Modern middle-class Indians are as a rule very judgemental, especially when it comes to passing judgement on politicians. And, as S. Gopal once pointed out, Jawaharlal Nehru’s "very achievements demand that he be judged by standards which one would not apply to the ordinary run of prime ministers; and disappointment stems from the force of our expectations". Thus, in the context of the recent denigration of Nehru from all sides, it was refreshing to come across a report on a speech made in the United States by another Indian leader visiting those shores. This was L.K. Advani, who told an audience in California that he admired Nehru for his work in building democracy in India.

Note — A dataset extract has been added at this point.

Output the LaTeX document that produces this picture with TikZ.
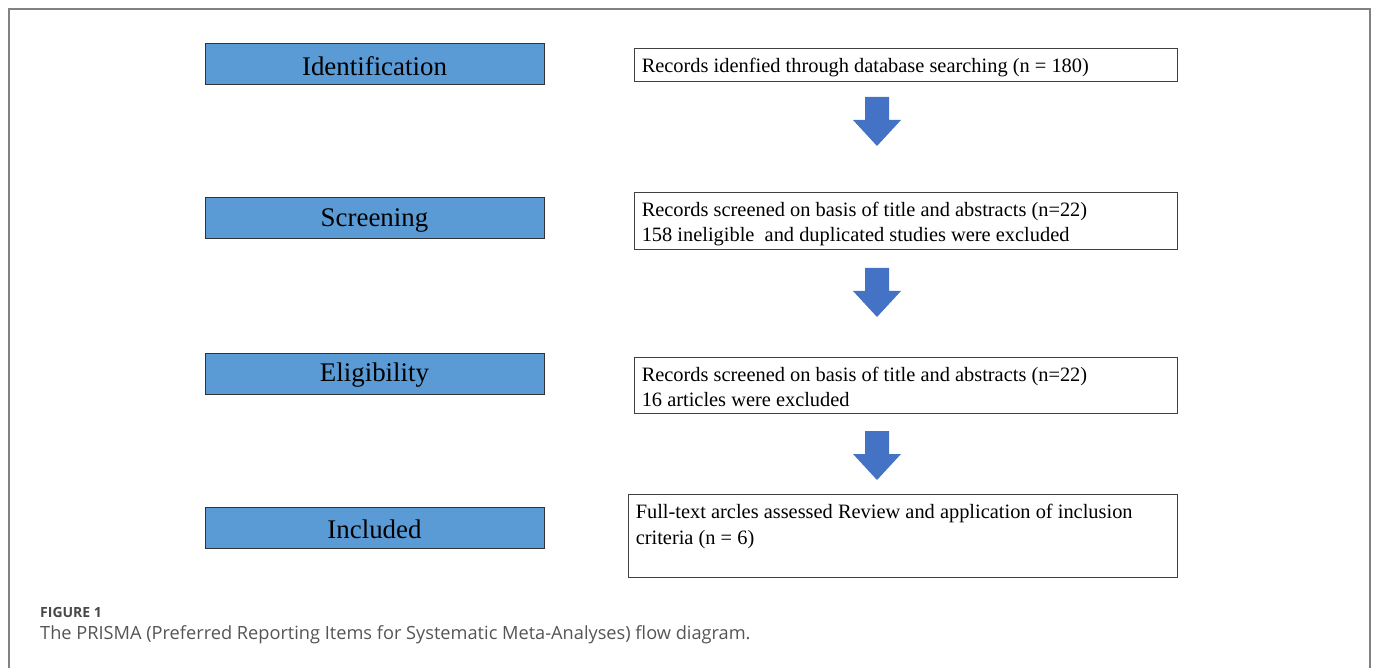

The admission was unexpected, coming as it did from one sometimes regarded as a hardcore Hindutva wallah; one, besides, who will very likely be the next prime minister of India. I wish however that Advani had added Nehru’s simultaneous celebration and nurturing of that other critical ‘D’ word: Diversity. Democracy and diversity, or better still, democracy with diversity—that is Jawaharlal Nehru’s legacy to India. We should defend it to the last.